Judge Rakoff's has been praised in the vaunted pages of New Yorker and The Atlantic. He has cemented his reputation as a "maverick," a "populist firebrand" who is "fighting for the common man."
Whether he is a leader or a maverick, Judge Rakoff's views on SEC settlements are well outside the mainstream, even for his own court. While other judges have approved settlements in financial crisis litigation, Judge Rakoff has pressed financial institution defendants in a way that is unprecedented.
Several commentators have weighed in on the impact the maverick jurist (and his cult following) have had on the development of SEC settlement law. See, e.g., here, here, and here. I want to make a broader point about the consequences of a maverick like Judge Rakoff on the federal bench.
Under the helm of the capable Mary Jo White, the SEC is conducting numerous enforcement actions against major financial services industry players. In addition to Citigroup, the SEC is litigating against (among others) Goldman Sachs, ICP Asset Management, J.P. Morgan Securities, Wachovia Capital Markets, Wells Fargo, and UBS Securities. As of the first of this month, the SEC has charged 161 entities and individuals and has ordered over $1.5 billion in penalties.
Because the relevant conduct occurred at big Wall Street banks, most of these cases are brought in the SDNY where they are assigned randomly to one of the twenty-five active or twenty-four senior status judges (there are currently three unfilled vacancies on the SDNY). In other words, while there is a small chance that Judge Rakoff will hear an SEC enforcement action, the case will most likely be given to one of the forty-eight other sitting judges—judges who (for the most part) have been willing to approve SEC settlements that don't involve admission of wrongdoing. See, e.g., here, here, and here.

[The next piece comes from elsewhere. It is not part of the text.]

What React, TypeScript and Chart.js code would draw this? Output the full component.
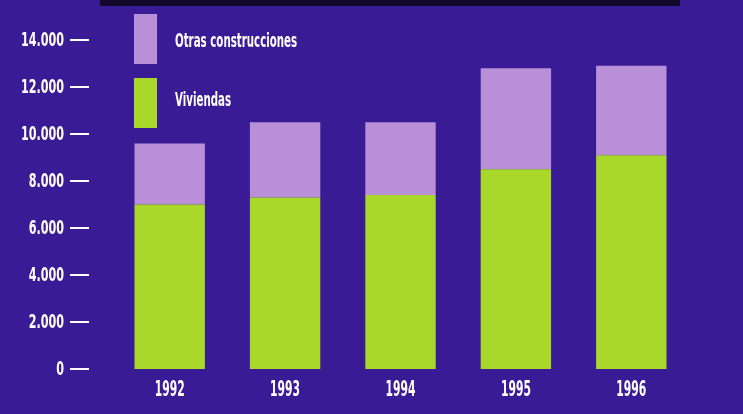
import React, { useEffect, useRef } from "react";
import { Chart, registerables } from "chart.js";

Chart.register(...registerables);

const years = ["1992", "1993", "1994", "1995", "1996"];
const viviendas = [7000, 7300, 7400, 8500, 9100];
const otras = [2600, 3200, 3100, 4300, 3800];
const yTicks = [0, 2000, 4000, 6000, 8000, 10000, 12000, 14000];

const BG = "#391b96";
const PURPLE = "#b98fd8";
const GREEN = "#a9d82a";
const FONT = "'DejaVu Sans Condensed', 'DejaVu Sans', sans-serif";

const fmt = (v: number) => (v === 0 ? "0" : v.toLocaleString("de-DE"));

function condensed(ctx: any, text: string, x: number, y: number, size: number, sx: number, align: string) {
  ctx.save();
  ctx.font = `bold ${size}px ${FONT}`;
  ctx.textAlign = align;
  ctx.textBaseline = "middle";
  ctx.fillStyle = "#ffffff";
  ctx.translate(x, y);
  ctx.scale(sx, 1);
  ctx.fillText(text, 0, 0);
  ctx.restore();
}

const decor = {
  id: "decor",
  beforeDraw(chart: any) {
    const { ctx, width, height } = chart;
    ctx.save();
    ctx.fillStyle = BG;
    ctx.fillRect(0, 0, width, height);
    ctx.fillStyle = "#120a2a";
    ctx.fillRect(100, 0, 580, 6);
    ctx.restore();
  },
  afterDraw(chart: any) {
    const { ctx } = chart;
    const y = chart.scales.y;
    const x = chart.scales.x;
    ctx.save();
    ctx.strokeStyle = "#ffffff";
    ctx.lineWidth = 2;
    yTicks.forEach((v) => {
      const py = Math.round(y.getPixelForValue(v));
      ctx.beginPath();
      ctx.moveTo(y.left + 70, py);
      ctx.lineTo(y.left + 89, py);
      ctx.stroke();
      condensed(ctx, fmt(v), y.left + 64, py + 1, 20, 0.62, "right");
    });
    chart.data.labels.forEach((l: string, i: number) => {
      condensed(ctx, l, x.getPixelForTick(i), x.top + 22, 21, 0.57, "center");
    });
    const items = chart.data.datasets.map((d: any) => d).reverse();
    items.forEach((d: any, i: number) => {
      const top = 14 + i * 64;
      ctx.fillStyle = d.backgroundColor;
      ctx.fillRect(134, top, 23, 50);
      condensed(ctx, d.label, 175, top + 28 - i * 5, 19, 0.6, "left");
    });
    ctx.restore();
  },
};

export default function App() {
  const ref = useRef<HTMLCanvasElement>(null);
  useEffect(() => {
    document.body.style.margin = "0";
    const chart = new Chart(ref.current!, {
      type: "bar",
      data: {
        labels: years,
        datasets: [
          { label: "Viviendas", data: viviendas, backgroundColor: GREEN, borderWidth: 0 },
          { label: "Otras construcciones", data: otras, backgroundColor: PURPLE, borderWidth: 0 },
        ],
      },
      options: {
        animation: false,
        responsive: false,
        maintainAspectRatio: false,
        layout: { padding: { top: 40, right: 54, left: 0, bottom: 0 } },
        plugins: { legend: { display: false }, tooltip: { enabled: false } },
        datasets: { bar: { barPercentage: 0.61, categoryPercentage: 1 } },
        scales: {
          x: {
            stacked: true,
            grid: { display: false, drawTicks: false },
            border: { display: false },
            ticks: { display: false },
            afterFit: (s: any) => { s.height = 45; },
          },
          y: {
            stacked: true,
            min: 0,
            max: 14000,
            afterBuildTicks: (s: any) => { s.ticks = yTicks.map((v) => ({ value: v })); },
            grid: { display: false, drawTicks: false },
            border: { display: false },
            ticks: { display: false },
            afterFit: (s: any) => { s.width = 112; },
          },
        },
      },
      plugins: [decor],
    });
    return () => chart.destroy();
  }, []);
  return <canvas ref={ref} width={743} height={414} style={{ display: "block" }} />;
}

But if a bank is unlucky enough to draw Judge Rakoff—the maverick, populist hero—it may incur millions of dollars (or hundreds of millions of dollars) in extra legal fees and liability exposure before it agrees to a settlement Judge Rakoff deems suitable.
Justice should not depend on what judge you are assigned by a random selection process. The Court should determine a fair settlement, not the Clerk of Court and its assignment wheels. Unfortunately, that's what happens when a rogue jurist decides to play cult hero.
While Judge Rakoff likely believes that his hard-line approach to settlement approval is reigning in Wall Street regulatory capture, it's actually creating a judicial sweepstakes that decides outcomes before the parties ever appear in court. That's not justice.